Only four years ago, the opponents of abstinence programs in schools were touting a study funded by the National Campaign to Prevent Teen and Unplanned Pregnancy, which purported to show that such programs weren't working. The study — conducted by ETR Associates, which also developed and marketed several of the comprehensive sex education courses the study lauded — found it was best to teach abstinence along with the use of condoms and birth control.

The opponents of abstinence like to pounce on such studies with an I-told-you-so sort of indignation. Their arguments generally fall along the lines that teenagers are going to behave a certain way regardless of what parents or teachers tell them; that their actions are involuntary, taken over by uncontrollable, raging hormones. Similar arguments led to this statement by Arthur Caplan, Ph.D., writing for in 2005: "The message that sex must wait until marriage is not the right message to send to a young person."

Of course that is ridiculous, as many people who have raised, dealt with or once been a teenager can attest. A recent study for the Centers for Disease Control and Prevention bears this out.

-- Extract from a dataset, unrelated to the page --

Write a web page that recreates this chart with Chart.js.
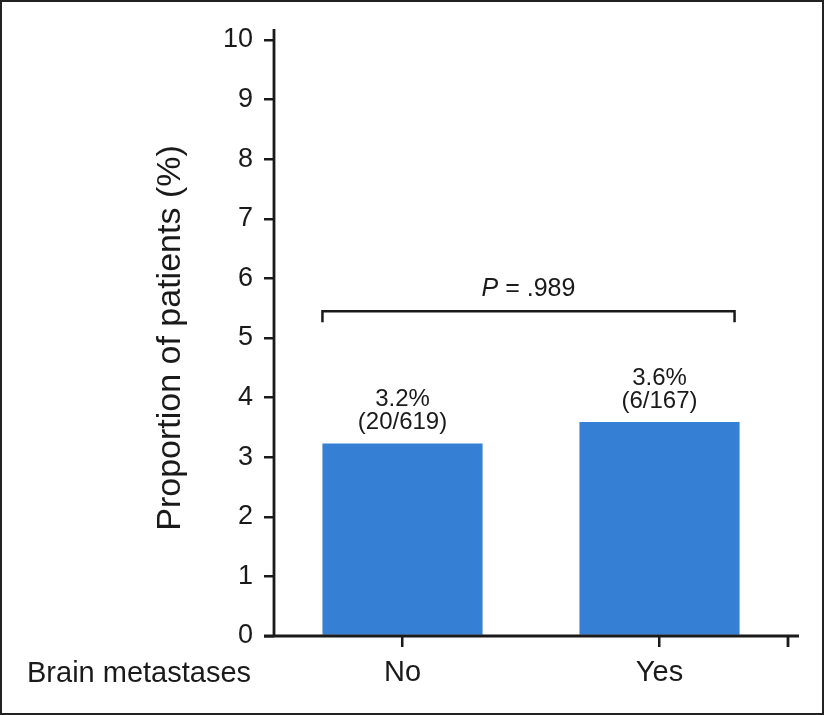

Despite popular television shows that glamorize teen sex and portray it as ubiquitous, the study found that 68 percent of boys and 67 percent of girls ages 15-17 never have engaged in such behavior. What's more, this is a much better percentage than a similar study in 2002, demonstrating that abstinence is a growing trend.

Another study, conducted in 2009 — the National Survey of Adolescents and their Parents: Attitudes and Opinions about Sex and Abstinence — found that a majority of adolescents in the United States oppose pre-marital sex for themselves and others, as do their parents. When the data is examined further, it shows the importance of religious training. "Adolescent frequency of attending religious services was strongly associated with more conservative general views about sex and abstinence among adolescents, as well as more restrictive views about their own sexual behavior," the survey said.

Instruction and training, in other words, do affect behavior. Teenagers are not wild animals. They are rational human beings, albeit immature and with judgment skills that are not yet fully developed. This does not prohibit them from making correct choices when presented with facts, however.

Since the start of the Obama administration, federal funding for abstinence education has dried up in favor of comprehensive sex education programs. Despite this, as a report in this newspaper recently showed, many young people are hungering for an affirmation of their desires to remain chaste.

Admittedly, some abstinence-only programs are more effective than others. Teenagers aren't much different from any other age group. They don't want to be preached to, they want facts and rational arguments. That was the finding of John Jemmott, a professor at the University of Pennsylvania. His study found that the right type of abstinence program kept a large percentage of black students in the sixth and seventh grade from initiating sex over a two-year period when compared with a similar group that had no such training.

Given the enormous costs to society from illicit sex — problems that range from unwanted pregnancies to disease and emotional distress — abstinence deserves more, not less, attention from government and the media.